NAIROBI, Kenya — Two Kenyan police officers will be charged in court with the kidnapping of two officials of the Ethiopian group, the Ogaden National Liberation Front, a Kenyan official said Monday [3 February 2014].

Nairobi Criminal Investigations chief Nicholas Kamwende said witnesses identified the two Kenyan officers as having allegedly abducted of Sulub Abdi Ahmed and Ali Ahmed Hussein on January 26 [2014] outside a restaurant in the capital, Nairobi.

The two police officers were brought to court on Monday [3 February 2014], but the reading of their charges was postponed until Thursday [6 February 2014].

Court documents show that Kenyan police believe that after their abduction Ahmed and Hussein were taken to Ethiopia.

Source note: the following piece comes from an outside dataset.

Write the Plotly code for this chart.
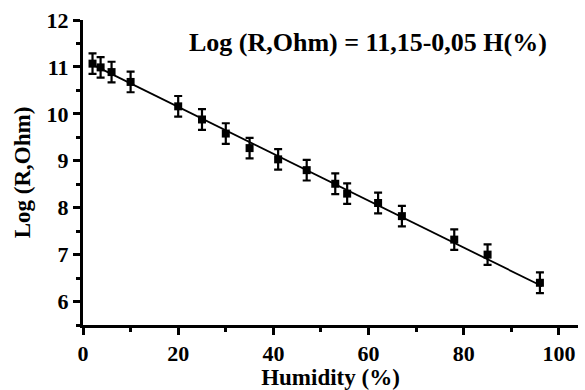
import plotly.graph_objects as go

humidity = [2, 3.7, 6, 10, 20, 25, 30, 35, 41, 47, 53, 55.5, 62, 67, 78, 85, 96]
log_r = [11.07, 10.99, 10.89, 10.68, 10.16, 9.88, 9.58, 9.27, 9.03, 8.80, 8.51, 8.30, 8.10, 7.82, 7.32, 7.00, 6.40]
err = [0.22] * len(humidity)
fit_intercept = 11.15
fit_slope = -0.05
fit_x = [2, 96.5]
fit_y = [fit_intercept + fit_slope * h for h in fit_x]
x_ticks = [0, 20, 40, 60, 80, 100]
y_ticks = [6, 7, 8, 9, 10, 11, 12]

font_fam = "Liberation Serif"

fig = go.Figure()
fig.add_trace(go.Scatter(x=fit_x, y=fit_y, mode="lines",
                         line=dict(color="black", width=1.8), showlegend=False))
fig.add_trace(go.Scatter(x=humidity, y=log_r, mode="markers",
                         marker=dict(symbol="square", size=8, color="black"),
                         error_y=dict(type="data", array=err, color="black",
                                      thickness=2.2, width=4),
                         showlegend=False))

fig.add_annotation(x=21.9, y=11.51, xref="x", yref="y", text="<b>Log (R,Ohm) = 11,15-0,05 H(%)</b>",
                   showarrow=False, xanchor="left", yanchor="middle",
                   font=dict(family=font_fam, size=26, color="black"))

fig.update_layout(
    width=585, height=390,
    margin=dict(l=83, r=7, t=20, b=65),
    paper_bgcolor="white", plot_bgcolor="white",
    font=dict(family=font_fam, color="black"),
)
fig.update_xaxes(range=[0, 104], tickvals=x_ticks, ticktext=[str(v) for v in x_ticks],
                 ticks="outside", ticklen=7, tickwidth=2.5, tickcolor="black", automargin=False,
                 minor=dict(ticks="outside", ticklen=4, tickwidth=2.5, dtick=10, tickcolor="black", showgrid=False),
                 showline=True, linewidth=3, linecolor="black", showgrid=False, zeroline=False,
                 tickfont=dict(size=22, family=font_fam, weight="bold"),
                 title=dict(text="<b>Humidity (%)</b>", font=dict(size=23, family=font_fam), standoff=1))
fig.update_yaxes(range=[5.5, 12], tickvals=y_ticks, ticktext=[str(v) for v in y_ticks],
                 ticks="outside", ticklen=7, tickwidth=2.5, tickcolor="black", automargin=False,
                 minor=dict(ticks="outside", ticklen=4, tickwidth=2.5, dtick=0.5, tickcolor="black", showgrid=False),
                 showline=True, linewidth=3, linecolor="black", showgrid=False, zeroline=False,
                 tickfont=dict(size=22, family=font_fam, weight="bold"),
                 title=dict(text="<b>Log (R,Ohm)</b>", font=dict(size=23, family=font_fam), standoff=10))

fig.write_html("out.html")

Ahmed and Hussein were part of Ogaden team in Kenya for negotiations with the Ethiopian government, said Abdi Rahman Mahdi, the chief negotiator for ONLF told AP from London in a telephone interview.

Mahdi said on the day they were abducted [26 January 2014], Ahmed, a negotiator, and Hussein, a member of the negotiation team’s secretariat, were invited for lunch by an unknown person.

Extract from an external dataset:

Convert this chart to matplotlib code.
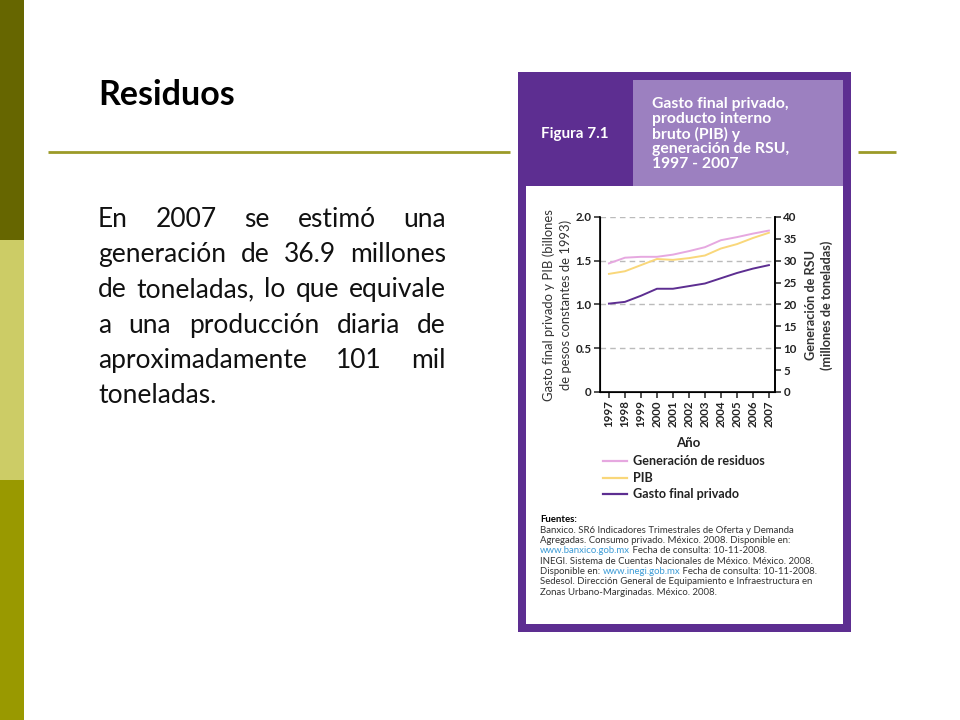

When the two walked out of the restaurant after lunch, six men came out of two cars and attempted to grab them but they resisted causing a melee, Mahdi said reconstructing event from witnesses and accounts given to him by the Kenya police.

Mahdi said Ahmed and Hussein were subdued when one of the abductors pulled out a police identification card and shouted for help from the crowd gathering around to see the commotion.

He said with help from some people from the crowd the abductors forced Ahmed and Hussein into the cars using blows and kicks. Mahdi said the two were driven to Moyale, at the Kenyan-Ethiopia border where they were picked up by helicopters.

“We fear for their lives and their well-being,” he said. Mahdi said he did not think the Kenyan government knew about the abduction and claimed it was solely the work of the Ethiopian military commander in charge of Eastern Command under which the Ogaden region falls.

Shimelis Kemal, an Ethiopian government spokesman, said he has no information about the alleged kidnapping of Ogaden officials in Nairobi.

Mahdi said without the unconditional release of the two ONLF members negotiations with Ethiopia will not resume and Kenya will no longer be safe as a venue to hold the talks. He said Kenya has been working to revive the talks.

“If they’re not returned safely it will be very hard for us to face another round of talks with Ethiopia let alone coming to Kenya,” he said.